William Gass has me
muddling about in his home. For some
time now, I’ve been considering the professor’s toaster, his tooth brushing
habits and his obsession with Hitler. He
has older man pains and older man indignities and older man memories that are
all a bit too familiar. And this is his
purpose, with “The Underground”, I’m unwittingly drawn into this intensely
personal world he’s trying to burrow an escape from.
Like his professor I work from home, largely. I have puttering little routines and note the
way memory cuts into his present and leaves dents in his mind, not unlike they
way memories can interrupt my little progressions as well. I don’t want to be in his house, any more
than I want to return to the discourse on the Third Reich. Appropriately I read this mostly, in the
bathroom, where I don’t want to be for very long either. It is his sharpened turn of phrase that makes
the gloomy places worth exploring and the gloomy professor, someone you reluctantly
want to learn ever more about.
I brought my book to the High School, welcome-back night
last evening. I didn’t make any
progress on it, but I had it just in case.
Instead we had quite a bit of ground to cover, going from the
auditorium, to the gym, to chemistry class, approximating our daughter’s schedule
and battery of classes. I didn’t have
much of anything to say when the topics in math were explained. In Social Studies I tried the best I could to
limit myself to one or two points of inquiry.
Most importantly “what is the geographic focus of this look at the world
from 1750 to 1900?” I don’t think there
is much point in telling the tale of industrialization to high school students,
unless you cover where it was that this process started.

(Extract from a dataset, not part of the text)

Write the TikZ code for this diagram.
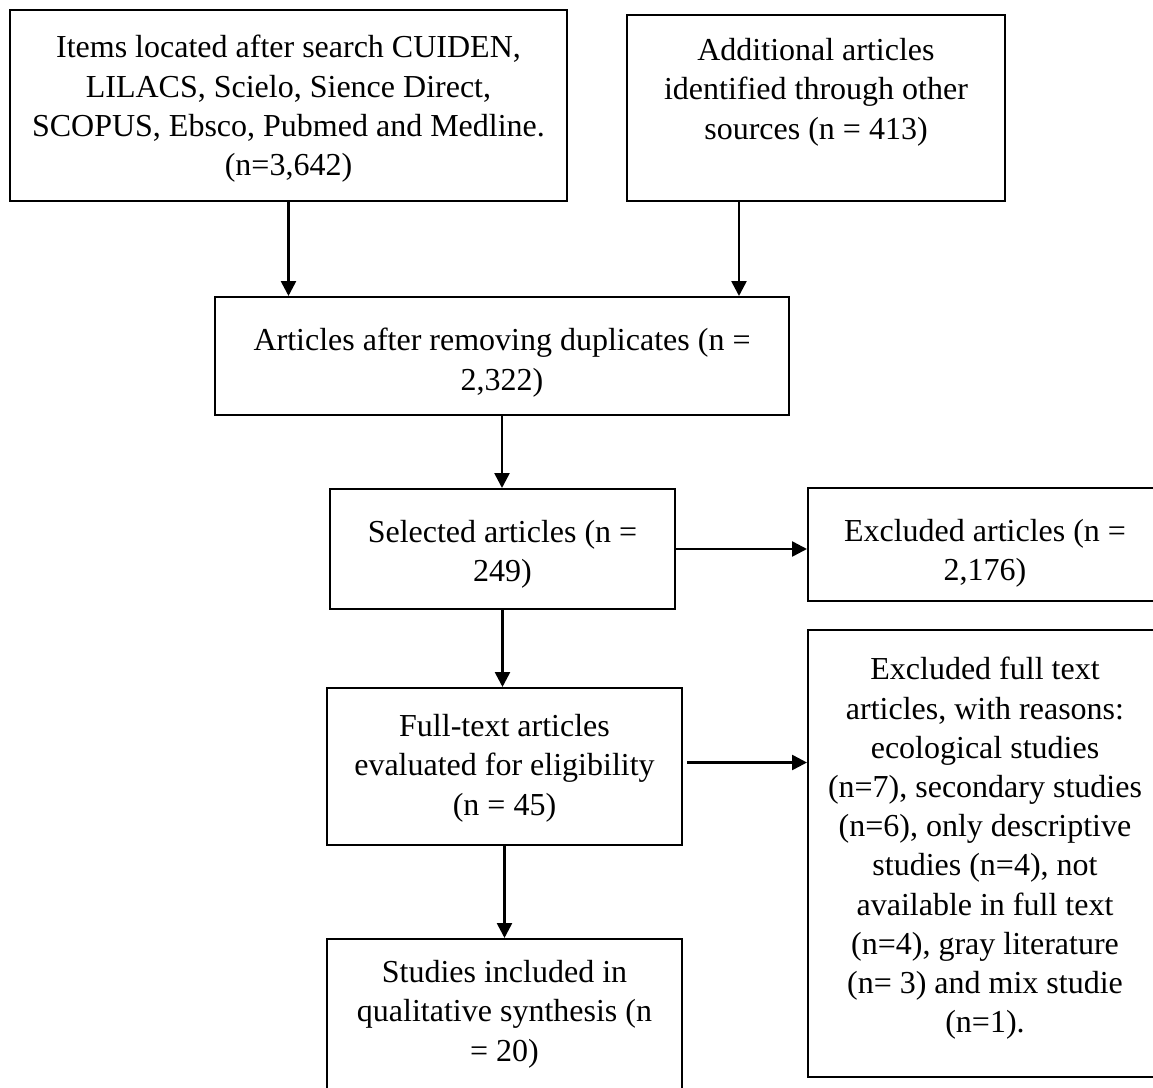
\documentclass[tikz,border=0pt]{standalone}
\usepackage{fontspec}
\setmainfont{Liberation Serif}
\usetikzlibrary{arrows.meta}
\usetikzlibrary{fit}

\begin{document}
\begin{tikzpicture}[x=0.5pt, y=-0.5pt,
		box/.style={draw, line width=1pt, inner sep=0pt},
		txt/.style={align=center, inner sep=0pt, anchor=north, font=\fontsize{16}{19.6}\selectfont},
		flow/.style={-{Triangle[length=7.5pt, width=7.5pt]}, line width=1.3pt}]
		\useasboundingbox (0,0) rectangle (1153,1088);
		\clip (0,0) rectangle (1153,1088);
		% boxes: name / left / top / right / bottom (pixels)
		\foreach \nm/\xa/\ya/\xb/\yb in {items/10/10/567/201, extra/627/15/1005/201, dup/215/297/789/415, sel/330/489/675/609, excl/808/488/1162/601, full/327/688/682/845, why/808/630/1162/1077, incl/327/939/682/1140} {
			\node[box, fit={(\xa,\ya) (\xb,\yb)}] (\nm) {};
		}
		% texts, top aligned in their boxes
		\node[txt] (items-t) at ([yshift=-13pt]items.north) {Items located after search CUIDEN,\\LILACS, Scielo, Sience Direct,\\SCOPUS, Ebsco, Pubmed and Medline.\\(n=3,642)};
		\node[txt] (extra-t) at ([yshift=-12pt]extra.north) {Additional articles\\identified through other\\sources (n = 413)};
		\node[txt] (dup-t) at ([yshift=-16pt]dup.north) {Articles after removing duplicates (n =\\2,322)};
		\node[txt] (sel-t) at ([yshift=-16pt]sel.north) {Selected articles (n =\\249)};
		\node[txt] (excl-t) at ([yshift=-16pt]excl.north) {Excluded articles (n =\\2,176)};
		\node[txt] (full-t) at ([yshift=-13.5pt]full.north) {Full-text articles\\evaluated for eligibility\\(n = 45)};
		\node[txt] (why-t) at ([yshift=-14pt]why.north) {Excluded full text\\articles, with reasons:\\ecological studies\\(n=7), secondary studies\\(n=6), only descriptive\\studies (n=4), not\\available in full text\\(n=4), gray literature\\(n= 3) and mix studie\\(n=1).};
		\node[txt] (incl-t) at ([yshift=-11pt]incl.north) {Studies included in\\qualitative synthesis (n\\= 20)};
		% connectors
		\draw[flow] (items.south) -- (items.south |- dup.north);
		\draw[flow] ([xshift=-38.5pt]extra.south) -- ([xshift=-38.5pt]extra.south |- dup.north);
		\draw[flow] (dup.south) -- (dup.south |- sel.north);
		\draw[flow] (sel.east) -- (sel.east -| excl.west);
		\draw[flow] (sel.south) -- (sel.south |- full.north);
		\draw[flow] ([shift={(2pt,2pt)}]full.east) -- ([yshift=2pt]full.east -| why.west);
		\draw[flow] (full.south) -- (full.south |- incl.north);
	\end{tikzpicture}
\end{document}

In English they are going the read Yeats. This got me excited. Looking around the room, I mastered the urge
to ask “Which Yeats?!” I imagined the collection of Yeats poetry that should be
sitting on my shelf at home. The same
book I took to Ireland when I was twenty and was reading when I sat in a pub
somewhere on the island of Valentia near Kerry and a local fisherman named Aeo
saw my book and told me: “Yeats was a fucking faggot. You wanna read a writer
with real balls, read Flan O’Brian. He
was writing about tripping before there was acid.” And I didn’t bother to tell all this to my
daughter when I got home, but I found my book and I suggested it was important
to me and that she, with a sense of what an Irish accent sounded like should
read the poems with that voice in her head.
She nodded dutifully and suggested she was very tired and wanted to head
to bed. I wouldn’t have been
particularly interested in Yeats when I was fifteen either.